:: WHAT YOU SHOULD DO ::
Give the data a second time, exactly and in full.

------------------------------------------------------------------------

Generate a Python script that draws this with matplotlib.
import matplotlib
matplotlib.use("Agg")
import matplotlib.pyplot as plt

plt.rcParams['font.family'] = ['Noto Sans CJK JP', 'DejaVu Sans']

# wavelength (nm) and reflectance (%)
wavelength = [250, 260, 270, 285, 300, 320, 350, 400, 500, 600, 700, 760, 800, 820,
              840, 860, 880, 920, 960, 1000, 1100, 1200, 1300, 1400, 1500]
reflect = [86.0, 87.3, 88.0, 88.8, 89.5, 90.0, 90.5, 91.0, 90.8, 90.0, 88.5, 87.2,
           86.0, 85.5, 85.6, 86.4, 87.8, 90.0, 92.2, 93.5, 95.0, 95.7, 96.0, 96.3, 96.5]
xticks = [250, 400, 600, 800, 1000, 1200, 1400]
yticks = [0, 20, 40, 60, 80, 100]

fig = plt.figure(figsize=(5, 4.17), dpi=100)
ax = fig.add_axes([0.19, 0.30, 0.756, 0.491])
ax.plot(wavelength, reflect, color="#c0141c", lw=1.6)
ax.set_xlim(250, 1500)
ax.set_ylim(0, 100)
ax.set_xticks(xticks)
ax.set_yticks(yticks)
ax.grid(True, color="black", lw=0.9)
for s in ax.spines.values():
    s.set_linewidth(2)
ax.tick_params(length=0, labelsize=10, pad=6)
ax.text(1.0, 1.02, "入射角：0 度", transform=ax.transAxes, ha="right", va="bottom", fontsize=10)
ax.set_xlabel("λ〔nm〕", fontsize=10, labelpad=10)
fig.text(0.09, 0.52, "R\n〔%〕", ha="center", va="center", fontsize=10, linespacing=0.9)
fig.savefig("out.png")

------------------------------------------------------------------------

:: CORRECT RESULT ::
Generate a Python script that draws this with matplotlib.
import matplotlib
matplotlib.use("Agg")
import matplotlib.pyplot as plt

plt.rcParams['font.family'] = ['Noto Sans CJK JP', 'DejaVu Sans']

# wavelength (nm) and reflectance (%)
wavelength = [250, 260, 270, 285, 300, 320, 350, 400, 500, 600, 700, 760, 800, 820,
              840, 860, 880, 920, 960, 1000, 1100, 1200, 1300, 1400, 1500]
reflect = [86.0, 87.3, 88.0, 88.8, 89.5, 90.0, 90.5, 91.0, 90.8, 90.0, 88.5, 87.2,
           86.0, 85.5, 85.6, 86.4, 87.8, 90.0, 92.2, 93.5, 95.0, 95.7, 96.0, 96.3, 96.5]
xticks = [250, 400, 600, 800, 1000, 1200, 1400]
yticks = [0, 20, 40, 60, 80, 100]

fig = plt.figure(figsize=(5, 4.17), dpi=100)
ax = fig.add_axes([0.19, 0.30, 0.756, 0.491])
ax.plot(wavelength, reflect, color="#c0141c", lw=1.6)
ax.set_xlim(250, 1500)
ax.set_ylim(0, 100)
ax.set_xticks(xticks)
ax.set_yticks(yticks)
ax.grid(True, color="black", lw=0.9)
for s in ax.spines.values():
    s.set_linewidth(2)
ax.tick_params(length=0, labelsize=10, pad=6)
ax.text(1.0, 1.02, "入射角：0 度", transform=ax.transAxes, ha="right", va="bottom", fontsize=10)
ax.set_xlabel("λ〔nm〕", fontsize=10, labelpad=10)
fig.text(0.09, 0.52, "R\n〔%〕", ha="center", va="center", fontsize=10, linespacing=0.9)
fig.savefig("out.png")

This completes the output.